Data excerpt:
++++

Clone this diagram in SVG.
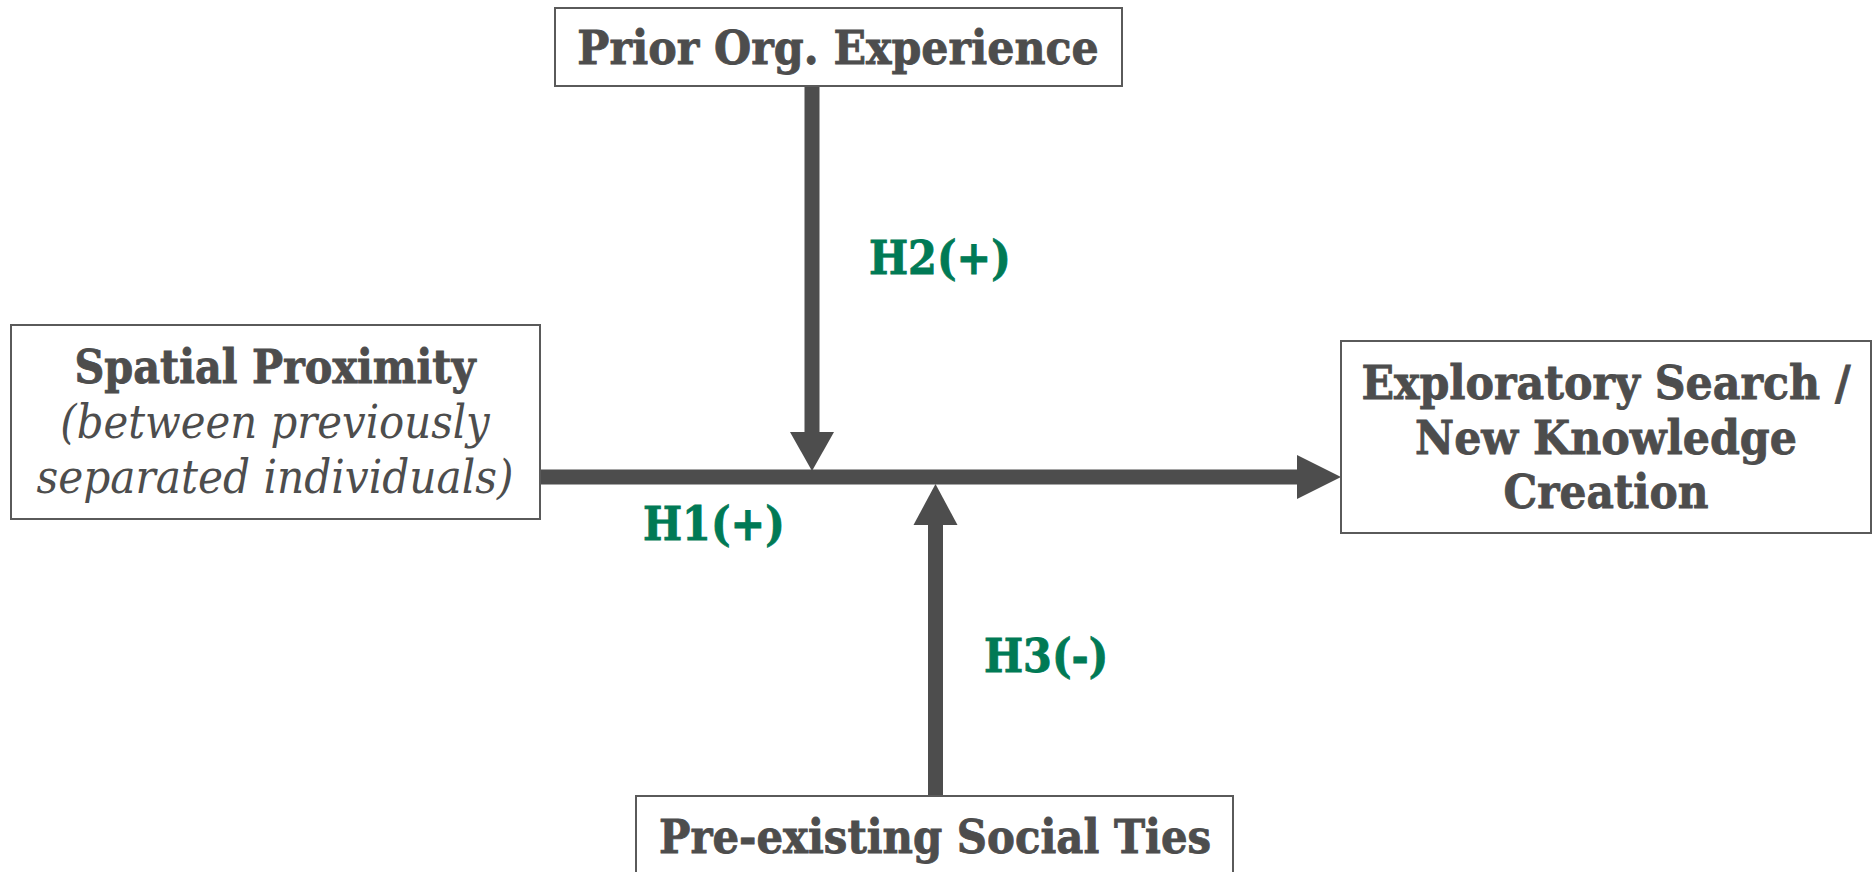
<svg xmlns="http://www.w3.org/2000/svg" width="1875" height="872" viewBox="0 0 1875 872">
<defs>
<style>
.box{fill:#ffffff;stroke:#5a5a5a;stroke-width:2}
.t{font-family:"DejaVu Serif","Liberation Serif",serif;font-stretch:condensed;fill:#4d4d4d;text-anchor:middle}
.b{font-weight:bold;stroke:#4d4d4d;stroke-width:0.8}
.i{font-style:italic;font-weight:normal}
.lbl{font-family:"DejaVu Serif","Liberation Serif",serif;font-stretch:condensed;font-weight:bold;fill:#007a55;stroke:#007a55;stroke-width:0.8;font-size:46px}
.line{stroke:#4d4d4d;stroke-width:15;fill:none}
.head{fill:#4d4d4d}
</style>
</defs>
<rect width="1875" height="872" fill="#ffffff"/>
<g id="connectors">
<line class="line" x1="540" y1="477" x2="1300" y2="477"/>
<polygon class="head" points="1297,455 1341,477 1297,499"/>
<line class="line" x1="812" y1="86" x2="812" y2="434"/>
<polygon class="head" points="790,432 834,432 812,471"/>
<line class="line" x1="935.5" y1="796" x2="935.5" y2="522"/>
<polygon class="head" points="913.5,525 957.5,525 935.5,484"/>
</g>
<g id="prior">
<rect class="box" x="555" y="8" width="567" height="78"/>
<text class="t b" x="838" y="64" font-size="47.5">Prior Org. Experience</text>
</g>
<g id="spatial">
<rect class="box" x="11" y="325" width="529" height="194"/>
<text class="t b" x="275" y="383" font-size="46">Spatial Proximity</text>
<text class="t i" x="275" y="438" font-size="46.5">(between previously</text>
<text class="t i" x="275" y="493" font-size="47">separated individuals)</text>
</g>
<g id="exploratory">
<rect class="box" x="1341" y="341" width="530" height="192"/>
<text class="t b" x="1606" y="399" font-size="47.5">Exploratory Search /</text>
<text class="t b" x="1606" y="454" font-size="47.5">New Knowledge</text>
<text class="t b" x="1606" y="508" font-size="47">Creation</text>
</g>
<g id="social">
<rect class="box" x="636" y="796" width="597" height="90"/>
<text class="t b" x="935" y="853" font-size="46.5">Pre-existing Social Ties</text>
</g>
<g id="labels">
<text class="lbl" x="643" y="540">H1(+)</text>
<text class="lbl" x="869" y="274">H2(+)</text>
<text class="lbl" x="984" y="672">H3(-)</text>
</g>
</svg>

++++

Problem:
Would you return the data exactly as written, without the pictures?

Reply to the exercise:
Clone this diagram in SVG.
<svg xmlns="http://www.w3.org/2000/svg" width="1875" height="872" viewBox="0 0 1875 872">
<defs>
<style>
.box{fill:#ffffff;stroke:#5a5a5a;stroke-width:2}
.t{font-family:"DejaVu Serif","Liberation Serif",serif;font-stretch:condensed;fill:#4d4d4d;text-anchor:middle}
.b{font-weight:bold;stroke:#4d4d4d;stroke-width:0.8}
.i{font-style:italic;font-weight:normal}
.lbl{font-family:"DejaVu Serif","Liberation Serif",serif;font-stretch:condensed;font-weight:bold;fill:#007a55;stroke:#007a55;stroke-width:0.8;font-size:46px}
.line{stroke:#4d4d4d;stroke-width:15;fill:none}
.head{fill:#4d4d4d}
</style>
</defs>
<rect width="1875" height="872" fill="#ffffff"/>
<g id="connectors">
<line class="line" x1="540" y1="477" x2="1300" y2="477"/>
<polygon class="head" points="1297,455 1341,477 1297,499"/>
<line class="line" x1="812" y1="86" x2="812" y2="434"/>
<polygon class="head" points="790,432 834,432 812,471"/>
<line class="line" x1="935.5" y1="796" x2="935.5" y2="522"/>
<polygon class="head" points="913.5,525 957.5,525 935.5,484"/>
</g>
<g id="prior">
<rect class="box" x="555" y="8" width="567" height="78"/>
<text class="t b" x="838" y="64" font-size="47.5">Prior Org. Experience</text>
</g>
<g id="spatial">
<rect class="box" x="11" y="325" width="529" height="194"/>
<text class="t b" x="275" y="383" font-size="46">Spatial Proximity</text>
<text class="t i" x="275" y="438" font-size="46.5">(between previously</text>
<text class="t i" x="275" y="493" font-size="47">separated individuals)</text>
</g>
<g id="exploratory">
<rect class="box" x="1341" y="341" width="530" height="192"/>
<text class="t b" x="1606" y="399" font-size="47.5">Exploratory Search /</text>
<text class="t b" x="1606" y="454" font-size="47.5">New Knowledge</text>
<text class="t b" x="1606" y="508" font-size="47">Creation</text>
</g>
<g id="social">
<rect class="box" x="636" y="796" width="597" height="90"/>
<text class="t b" x="935" y="853" font-size="46.5">Pre-existing Social Ties</text>
</g>
<g id="labels">
<text class="lbl" x="643" y="540">H1(+)</text>
<text class="lbl" x="869" y="274">H2(+)</text>
<text class="lbl" x="984" y="672">H3(-)</text>
</g>
</svg>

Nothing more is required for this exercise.